Contradicción e irracionalidad
Pasando por alto el posible significado de esa jacarandosa alusión a la Nelken y constatando que Azaña nunca escribió -pongamos por caso- de el Maura o el Sanjurjo, lo más significativo del caso es la calificación de "intromisión" a la intervención de una diputada que constituye, cuanto menos, una contradictio in términis. Si además consideramos que la diputada lo era por Badajoz, en cuya provincia precisamente habían ocurrido los hechos que dieron pie a la pataleta de Azaña, la cosa adquiere ribetes preocupantemente irracionales.
Por otra parte, si bien es verdad que Nelken escribía fundamentalmente sobre pintura -cosa nada deshonrosa, por cierto-, no lo es menos que en 1919 había publicado La condición social de la mujer en España, una de las obras más incisivas del feminismo español, cuya aparición provocó un fuerte rechazo en los ambientes conservadores del país. Es extraño que Azaña, inmerso en aquel mundillo cultural, no recordara el caso. Más chocante aún resulta el enfurruñamiento del presidente al considerar la larga lucha de Nelken hasta conseguir su escaño. Cualquiera diría que Azaña había heredado el trono del rey su padre. Muy al contrario, también tuvo que pasar por sendas derrotas en 1918 y 1924 antes de sentarse en el Congreso.
Es cierto que el presidente tampoco se mordía la lengua con sus enemigos políticos varones.. La diferencia estriba en que, ante las mujeres diputadas, el sexo primaba sobre la ideología. El distanciamiento, la sorna y los juicios subjetivos que invariablemente emplea hacia ellas no guardan ninguna relación con sus posiciones políticas. Así, el 1 de octubre de 1931 anota en sus memorias: "Combate oratorio entre la señorita Kent y la señorita Campoamor. Muy divertido. La señorita Kent está por que no se conceda ahora el voto a las mujeres (...). La señorita Campoamor es de opinión contraria. La Canipoamor es más lista y elocuente que la Kent, pero también más antipática. La Kent habla para su canesú y acciona con la diestra como si cazara moscas".

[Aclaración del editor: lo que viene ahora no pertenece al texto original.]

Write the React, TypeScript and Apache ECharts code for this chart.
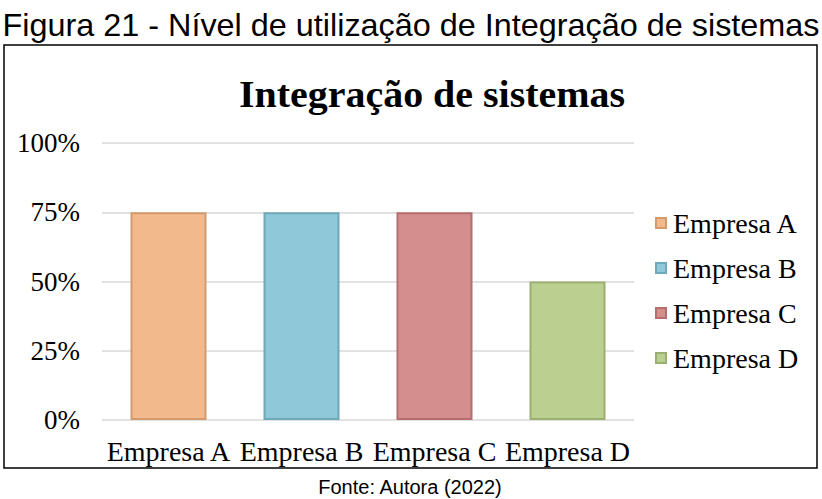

La forma y el fondo del párrafo dejan poco espacio a la especulación. Pero vale la pena detenerse en la expresión "muy divertido". A falta de otra explicación, parece desprenderse del contexto que tal diversión se deriva del hecho de que sean mujeres las que protagonicen el debate. Cuando, líneas más abajo, en su diario, Azaña se decanta a favor del voto femenino, no hará más que evidenciar la contradicción entre el animal político y el señorito alcalaíno.
Si ante estas incongruencias concluyéramos que Azaña fue todo lo machista que su sexo y época aconsejaban, habríamos empleado la misma lógica que aquel oficial que cada año explicaba a sus reclutas que las balas no caen por la fuerza de la gravedad, "como se dice", sino por su propio peso. Sin embargo, si intentamos encontrar el punto crítico donde se bifurca el pensamiento de Azafia, quizá logremos avanzar en el conocinúento del origen de la misoginia practicada por tantos varones progresistas e ilustrados. J. Marichal nos brinda en su obra La vocación de Azaña un argumento de gran utilidad. En él se señala cómo la personalidad de nuestro presidente pudo quedar condicionada por la ausencia masculina durante su infancia, ausencia que fuera compensada por mujeres enérgicas. El pánico que Azaña siempre mostró ante la mujer-matrona española, y que hemos visto expresarse a través de pasajes de La velada... y de sus Memorias, es remitido por el propio Marichal a experiencias familiares, nada difíciles de imaginar.
Inútil negar que las mujeres, responsabilizadas en las sociedades patriarcales del cuidado y educación de los hijos, solemos imbuirnos de tan sagrada misión con una fruición notable, circunstancia que aprovecha el progenitor para zafarse de tan enojosa tarea. Que la energía y abnegación de una madre proteccionista puedan llegar a crear en el futuro varón adulto un recelo generalizado, cuando no un rechazo patológico del sexo contrario, es algo que a nadie beneficia negar o infravalorar.
Volviendo a Azaña, tendríamos que convenir que pone el dedo en la Haga cuando señala el implacable papel de las mujeres como reproductoras de ideología. Donde el presidente pierde la razón y el norte es cuando de modo tan inefable exculpa a los gallos del corral patriarcal, olvidando que las mujeres cumplen esta misión por encargo de la sociedad y como consecuencia de su propia marginación. Y más aún cuando no puede reprimir su rechazo visceral ante aquellas mujeres dispuestas a modificar esta situación. No tendríamos por qué exigir a Azaña que se comportara como un pionero de nuestra emancipación. Nos habríamos contentado con que, en su calidad de varón ilustrado, hubiera atendido al clamor que ya en el siglo XVII lanzara sor Juana Inés de la Cruz: "Queredlas cual las hacéis / o hacedlas cual las buscáis".